The high- and low-tech variants are assessed and compared regarding their applicability on a larger scale. Therefore, a cost–benefit analysis is carried out, in which the two variants are assessed and compared. Since the project is still ongoing, the cost–benefit analysis is not complete yet. The high-tech variant requires higher costs for the acquisition of the device (A), thereby producing a high-quality point cloud with large data amounts. The low-tech variant involves the usage of a less expensive device (B), thereby producing a point cloud with lower data size. The generation of the BIM-model is based on the created point cloud, whereby it will be analyzed, if the high- or low-tech variant is more efficient for an automated BIM-model generation. The high-tech variant might be more efficient since a high-data amount would lead to a faster BIM-model generation and accordingly to a more accurate model. There is also the possibility that the high-tech variant leads to an overload of data due to the required time for pre-processing. The disadvantage of the low-tech variant might be the inaccuracy of the point cloud and time effort for pre-processing. The advantages of the low-tech variant are the low costs for the device and fewer data processing if the obtained data are sufficient. On a large scale, the costs for pre-processing of data are significant, since the costs will accrue each time a building is being scanned and a BIM-model generated, whereby on the contrary, if an expensive device is bought once, it can be used for many buildings and the costs will not add up.
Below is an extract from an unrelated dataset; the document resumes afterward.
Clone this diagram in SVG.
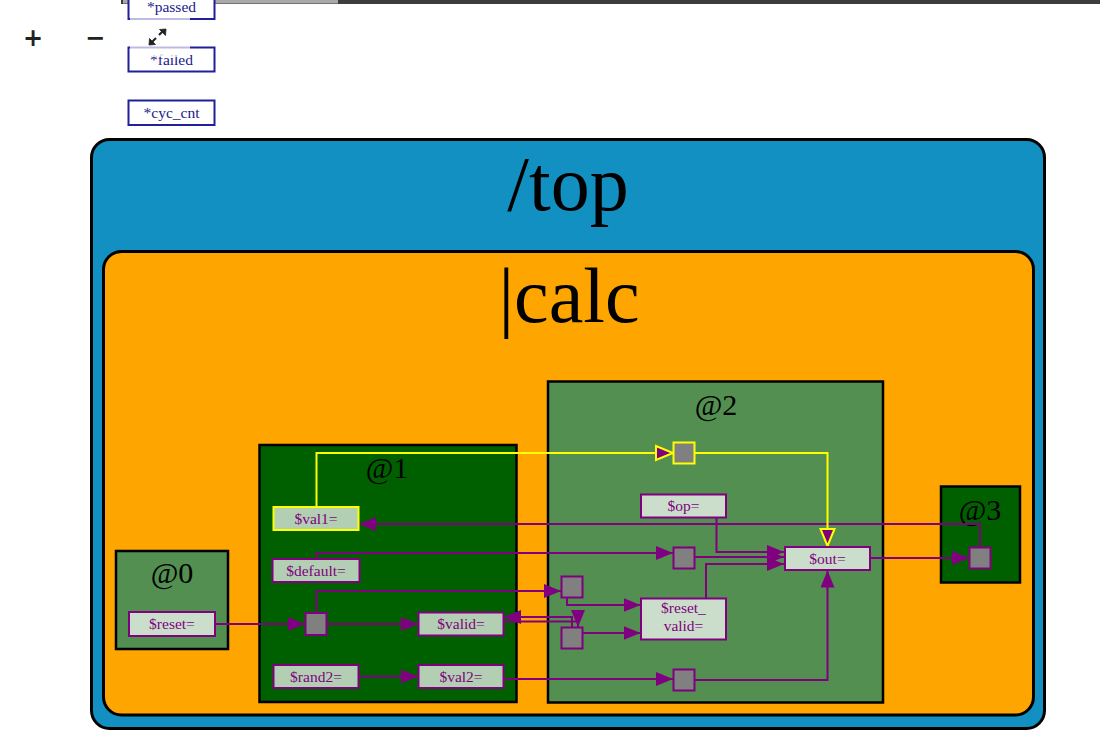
<svg xmlns="http://www.w3.org/2000/svg" width="1100" height="749" viewBox="0 0 1100 749">
<style>
.t{font-family:"Liberation Serif","Times New Roman",serif;text-anchor:middle}
.nl{font-size:15.5px;fill:#800080}
.sl{font-size:30px;fill:#000}
.big{font-size:78px;fill:#000}
.node{fill:#fff;fill-opacity:0.7;stroke:#800080;stroke-width:2}
.gs{fill:#808080;stroke:#800080;stroke-width:2}
.stage{stroke:#000;stroke-width:2.5}
.c{fill:none;stroke:#800080;stroke-width:2}
.cy{fill:none;stroke:#ffff00;stroke-width:2}
.sig{fill:#fff;stroke:#20209a;stroke-width:2}
.sigt{font-family:"Liberation Serif","Times New Roman",serif;font-size:15.5px;fill:#1a1a8c;text-anchor:middle}
</style>
<defs>
<marker id="arr" viewBox="0 0 17 14" refX="17" refY="7" markerWidth="17" markerHeight="14" markerUnits="userSpaceOnUse" orient="auto">
<path d="M0,0 L17,7 L0,14 z" fill="#800080"/>
</marker>
<marker id="arry" viewBox="-2 -2 21 18" refX="17" refY="7" markerWidth="21" markerHeight="18" markerUnits="userSpaceOnUse" orient="auto">
<path d="M0,0 L17,7 L0,14 z" fill="#800080" stroke="#ffff00" stroke-width="2"/>
</marker>
</defs>
<rect width="1100" height="749" fill="#fff"/>
<g id="scrollbar">
<rect x="121" y="0" width="979" height="4" fill="#3d3d3d"/>
<rect x="123" y="0" width="215" height="3.5" fill="#a9a9a9"/>
<rect x="196" y="0" width="4" height="3.5" fill="#555"/>
</g>
<g id="sig_passed"><rect class="sig" x="128.5" y="-6" width="86" height="25"/><text class="sigt" x="171.5" y="12">*passed</text></g>
<g id="sig_failed"><rect class="sig" x="128.5" y="47.5" width="86" height="24"/><text class="sigt" x="171.5" y="65">*failed</text></g>
<g id="sig_cyc_cnt"><rect class="sig" x="128.5" y="100.5" width="86" height="24.5"/><text class="sigt" x="171.5" y="118">*cyc_cnt</text></g>
<g id="toolbar">
<rect x="130" y="18" width="60" height="39" fill="#fff" fill-opacity="0.7"/>
<text x="33" y="46" font-family="DejaVu Sans,sans-serif" font-weight="bold" font-size="24" fill="#222" text-anchor="middle">+</text>
<text x="95" y="46" font-family="DejaVu Sans,sans-serif" font-weight="bold" font-size="24" fill="#222" text-anchor="middle">−</text>
<g stroke="#222" stroke-width="2.2" fill="#222">
<line x1="152" y1="42" x2="156" y2="38"/>
<line x1="159" y1="35" x2="163" y2="31"/>
<path d="M149,45 L149.5,38.5 L155.5,44.5 z" stroke-width="0.8"/>
<path d="M166,29 L165.5,35.5 L159.5,29.5 z" stroke-width="0.8"/>
</g>
</g>
<g id="top">
<rect x="91.5" y="139.5" width="953" height="589" rx="18" fill="#1190c1" stroke="#000" stroke-width="3"/>
<text class="t big" x="568" y="210">/top</text>
</g>
<g id="calc">
<rect x="103.5" y="251.5" width="930" height="463.5" rx="18" fill="#ffa500" stroke="#000" stroke-width="3"/>
<text class="t big" x="569" y="322">|calc</text>
</g>
<g id="stage0"><rect class="stage" x="116" y="551" width="112" height="98" fill="#528f50"/><text class="t sl" x="172" y="583">@0</text></g>
<g id="stage1"><rect class="stage" x="259.5" y="445" width="257" height="257" fill="#006000"/><text class="t sl" x="387" y="478">@1</text></g>
<g id="stage2"><rect class="stage" x="548" y="381.5" width="335" height="321" fill="#528f50"/><text class="t sl" x="716" y="415">@2</text></g>
<g id="stage3"><rect class="stage" x="941" y="486.5" width="79" height="96" fill="#006000"/><text class="t sl" x="980" y="520">@3</text></g>
<g id="connectors">
<path class="c" d="M215,624 H305" marker-end="url(#arr)"/>
<path class="c" d="M327,624 H418" marker-end="url(#arr)"/>
<path class="c" d="M316.5,613 V591 H561" marker-end="url(#arr)"/>
<path class="c" d="M316.5,559 V553 H673" marker-end="url(#arr)"/>
<path class="c" d="M694.5,557 H784" marker-end="url(#arr)"/>
<path class="c" d="M716.5,517.5 V552 H784" marker-end="url(#arr)"/>
<path class="c" d="M706,598.5 V564 H784" marker-end="url(#arr)"/>
<path class="c" d="M870,558 H969" marker-end="url(#arr)"/>
<path class="c" d="M980,547.5 V524 H359" marker-end="url(#arr)"/>
<path class="c" d="M358.5,676.5 H418" marker-end="url(#arr)"/>
<path class="c" d="M503.5,679 H673" marker-end="url(#arr)"/>
<path class="c" d="M694.5,680 H827.5 V570.5" marker-end="url(#arr)"/>
<path class="c" d="M567,597.5 V605 H640.5" marker-end="url(#arr)"/>
<path class="c" d="M582.5,633 H640.5" marker-end="url(#arr)"/>
<path class="c" d="M572,627.5 V617 H504" marker-end="url(#arr)"/>
<path class="c" d="M503.5,621.5 H578 V627" marker-end="url(#arr)"/>
<path class="cy" d="M316.5,507 V453 H673" marker-end="url(#arry)"/>
<path class="cy" d="M694.5,453 H827.5 V546" marker-end="url(#arry)"/>
</g>
<g id="n_reset"><rect class="node" x="129" y="612" width="86" height="24"/><text class="t nl" x="172" y="629">$reset=</text></g>
<g id="n_val1"><rect class="node" x="273.5" y="507" width="85" height="23" style="stroke:#ffff00"/><text class="t nl" x="316" y="524">$val1=</text></g>
<g id="n_default"><rect class="node" x="272.5" y="559" width="87" height="23"/><text class="t nl" x="316" y="576">$default=</text></g>
<g id="g_valid_in"><rect class="gs" x="305.5" y="613" width="21" height="22"/></g>
<g id="n_valid"><rect class="node" x="418.5" y="612.5" width="85" height="23"/><text class="t nl" x="461" y="629">$valid=</text></g>
<g id="n_rand2"><rect class="node" x="273.5" y="665" width="85" height="23"/><text class="t nl" x="316" y="682">$rand2=</text></g>
<g id="n_val2"><rect class="node" x="418.5" y="665" width="85" height="23"/><text class="t nl" x="461" y="682">$val2=</text></g>
<g id="g_val1_2"><rect class="gs" x="673.5" y="442.5" width="21" height="21" style="stroke:#ffff00"/></g>
<g id="n_op"><rect class="node" x="641" y="494.5" width="85" height="23"/><text class="t nl" x="683.5" y="511">$op=</text></g>
<g id="g_default_2"><rect class="gs" x="673.5" y="547.5" width="21" height="21"/></g>
<g id="n_out"><rect class="node" x="785" y="547" width="85" height="23"/><text class="t nl" x="827.5" y="564">$out=</text></g>
<g id="g_valid_2a"><rect class="gs" x="561.5" y="576.5" width="21" height="21"/></g>
<g id="g_valid_2b"><rect class="gs" x="561.5" y="627.5" width="21" height="21"/></g>
<g id="n_reset_valid"><rect class="node" x="641" y="598.5" width="85" height="41"/><text class="t nl" x="683.5" y="613">$reset_</text><text class="t nl" x="683.5" y="631">valid=</text></g>
<g id="g_val2_2"><rect class="gs" x="673.5" y="669.5" width="21" height="21"/></g>
<g id="g_out_3"><rect class="gs" x="969.5" y="547.5" width="21" height="21"/></g>
</svg>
The results show that the created methodology based on the coupling of technologies and methods for capturing and modeling (as-built BIM with geometry and material composition) enables the integrated assessment of the existing stock. A fully automated methodology is not possible due to different obstacles such as insufficient data collection and occupancy of the building, as described in the next section. The cost–benefit analysis, which will be completed at the end of the research project, will show if the low- or high-tech variant is better applicable on a broader scale such as city-level.

The main challenge within the whole process was the occupancy of the use case throughout the data gathering stage. The occupancy leads to difficulties in accessing all elements, and moreover, the users of the building were disturbed in their daily praxis by scanning. For laser scanning, the occupancy was not such a big challenge as for the materials detection by ZAMG, since ZAMG could only scan building components that were free from furniture. The comprehensive analysis of all walls by ZAMG requires many scanning stages. Another limitation of the data-gathering stage was the accessibility of the building. In our research, the building was easily accessible from three sides, since there is no building closely next to it. However, the southwest facade of the building is surrounded by a slope and trees, which made the access difficult. Apart from the accessibility, an overload of data was identified as another challenge (Figure 5). Since the building was surrounded by trees and other buildings (far away) as well as occupied and furnished during the laser scanning phase, an effortful reduction process was required (Figure 6). Due to the mentioned overload of data, uncertainties occurred, as it was difficult to determine, for example, if a scanned object is just furniture or part of the building in the point cloud. Therefore, it is difficult to verify if the modeled BIM is 100% correct, such that a comparison of the various BIM models (C1 and C2), existing plans, and on-site observations are necessary. As user participation is necessary to keep the BIM-model updated, the user participation is linked to the gamification app, which motivates the users to participate in the process through the distribution of little prices for certain achievements (e.g., first person that recognized a change in the building and entered it in the app). However, there still exists the risk that the intended workflow does not work in every use case if the users are not willing to participate. In the pre-processing stage, the obtained data from ZAMG require further interpretation, since the output data are an image of the electromagnetic waves received from the radar antenna which does not give any information about the exact material composition.

Fig. 5

Fig. 6

This article presents the results of the research project SCI_ BIM. The innovation of this project is the coupling of laser scanning and GPR technologies as well as methods for modeling to obtain an as-built BIM of an existing building for follow-up assessment and optimization of the energy consumption and recycling potential. The research was conducted on a real use case, which is an occupied building of Vienna University of Technology. For capturing the geometry, laser scanning-technology (hand-held scanner and terrestrial laser scanner) was used to obtain the Point-Cloud and BIM-model in the next step. To determine the material composition of the use case, GPR technology was applied, which delivered building components after the interpretation of the image of the electromagnetic waves.

The main result is the developed methodology for the integrated assessment of the material composition as well as for the optimization of the energy consumption of buildings. Therefore, a data and process management framework, displaying the core tasks of each discipline as well as the software and data exchange interfaces for all stages by starting with data gathering, followed by pre-processing, model creation, post-processing, and finally concluding with data maintenance, has been created. The main challenge within the workflow was identified as handling of the discipline-specific models and data. Other challenges, such as the fact that the building was occupied throughout the scanning period which required further scanning tasks, the motivation of the users to participate in the gamification process, as well as the data overload through scanning, and lack of interdisciplinary knowledge were faced. To enable smooth data and information exchange, it is crucial to determine the data exchange formats and their interfaces by conducting team meetings before each step. Another result is the conducted cost–benefit analysis, which evaluates the developed methodology from scanning to generation and maintenance of the as-built BIM regarding time-effort and costs, by comparison, a low- and a high-tech variants. Apart from that, the cost–benefit analysis tests the applicability of the developed methodology for generating secondary raw materials cadaster on the city-level and assesses its feasibility. As the research project is still ongoing, the cost–benefit analysis is still not complete.

By application of the developed methodology on other use cases, extensive information on the existing stock can be obtained. The existence of comprehensive information could serve as a basis for a secondary raw materials cadaster, which displays the embedded materials on, for example, city-level. On a macro-economic scale, the existence of a secondary raw materials cadaster could increase the recycling of valuable materials in the stock, thus decrease the dependency on imports of primary materials. Moreover, the accordingly generated secondary raw materials cadaster would enable the generation of a digital platform, where the obtained information could be embedded in order to make it available for the public.